In the study, the CSF of TBI patients showed intact αII-spectrin band and intense bands of SBDP of 145–150 kDa and lesser intense breakdown to SBDP of 120 kDa in the MV/E fraction. Similarly, stronger bands of intact GFAP (50 kDa) and more intense breakdown product (GFAP-BDP, 38 kDa) as previously reported [43] were found in TBI samples when compared to the controls (Fig. 4 ). Intact neuronal cell body biomarker ubiquitin C-terminal hydrolase-L1 (UCH-L1) (24 kDa) were detected in the human TBI CSF while they were minimal in the control CSF (Fig. 5). In addition, we identified neuronal presynaptic marker synaptophysin (38 kDa) was detected robustly only in the human TBI CSF (Fig. 5). In the study, Alix was used as the exosomal marker and could be detected in both TBI and control CSF (Fig. 5). Ideally, a non-CNS injury control would help determine if the proteins found in the TBI MV/exosomes are specific for TBI. However, this is beyond the scope of the present study.

We also performed receiver operating characteristics (ROC) curve analysis for TBI vs control CSF MV/E levels of intact αII-spectrin, SBDP150/145, SBDP120, intact GFAP, GFAP-BDP-38K, synaptophysin, and Alix-1. Despite that scatter plots showing strong significances between control and TBI CSF for all markers (Figs. 4 and 5), in the case of ROC analysis, due to the small sample size, in particular in the control groups, we did not obtain significant area-under-the-curves (results not shown). In the future, studies with large sample size are needed to confirm our current results.

Mass spectrometry-based proteomic identification of proteins was carried out to identify the additional proteins present in the MV/E isolated from the control and TBI CSF. We identified 91 proteins in MV/E from control CSF and 466 proteins from TBI CSF (Tables 1 and 2).
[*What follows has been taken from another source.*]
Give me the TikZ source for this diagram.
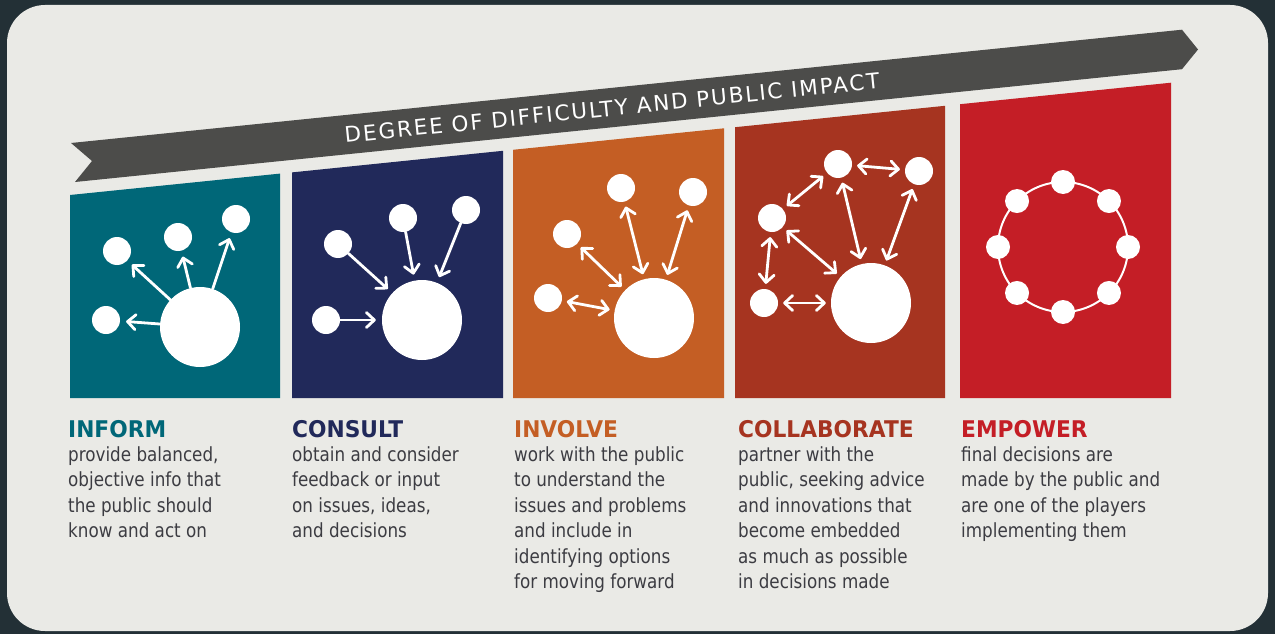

Various proteins uniquely present in the MV/E fraction of TBI CSF were identified such as cytoskeletal proteins, neurite-outgrowth-related proteins, extracellular matrix protein, and cell signaling regulators. Another group of proteins that were present in TBI CSF were cell-death or proteolysis-linked proteins. Combined systems biology analysis in fact also identified a number pathways linked to proteins found in MV/E isolated from TBI CSF: axonal injury, cell death, complement activation, cell communication, synaptic endocytosis and exocytosis, cytoskeletal changes, and microtubule cytoskeletal assembly and proteolysis (Figs. 7 and 8). While we analyzed protein content in MV/E-isolated CSF samples; however, in human brain, it is known that there is a dynamic exchange of content between extracellular fluid (ECF) and CSF compartments. Thus, the protein profile we observed in the MV/E from TBI CSF is also likely similar or identical to that found in the ECF compartment after TBI. MV/E is now recognized as a form of cell-to-cell communications and exchange of cellular content. Thus, it is possible that following TBI, MV/E released from injured neurons and astroglia cells might carry out certain be involved in certain cell-to-cell signal transduction process by way of delivery of MV/E embedded proteins to the neighboring recipient cells.
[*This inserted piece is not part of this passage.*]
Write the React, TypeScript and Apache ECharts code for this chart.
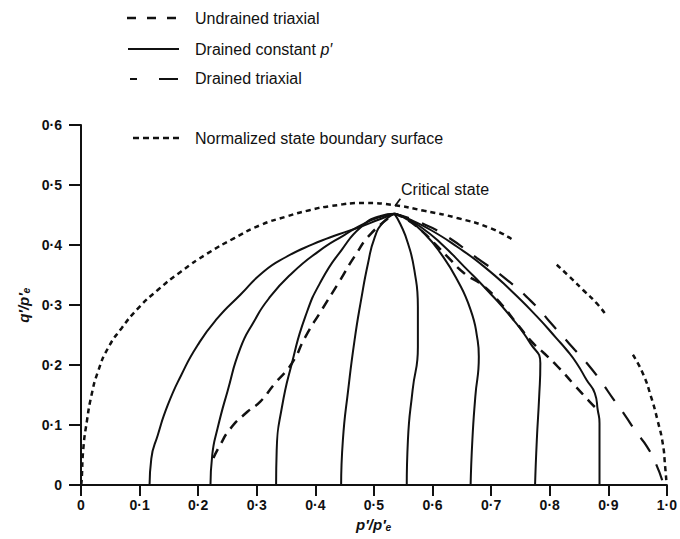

In terms of potentials of MV/E containing brain proteins versus freely soluble biomarkers in biofluids, there are several emerging studies showing the exosome-containing Tau could be a form of circulating biomarker for Alzheimer’s disease [43, 44] and well as for post-TBI chronic traumatic encephalopathy [45]. The potential advantages of MVE-embedded protein markers are that since these proteins are shielded by the lipid bilayer membrane of MVE, (i) these proteins might be more preserved in their initial state and (ii) they are protected from proteolytic degradation.

In summary, our study characterized microvesicles/exosomes present in CSF samples from human TBI subjects versus control subjects. We found that these M/E are likely derived from various brain cell types in the brain (e.g., neurons, astroglia). Based on the proteins found in these MV/E preparations, we conclude that they contain proteins from various subcellular structures or locations. Thus, brain-protein containing MV/E following TBI might represent a form of cell-to cell communication mechanism. In addition, detection of these MV/E might also have potential diagnostic values for TBI.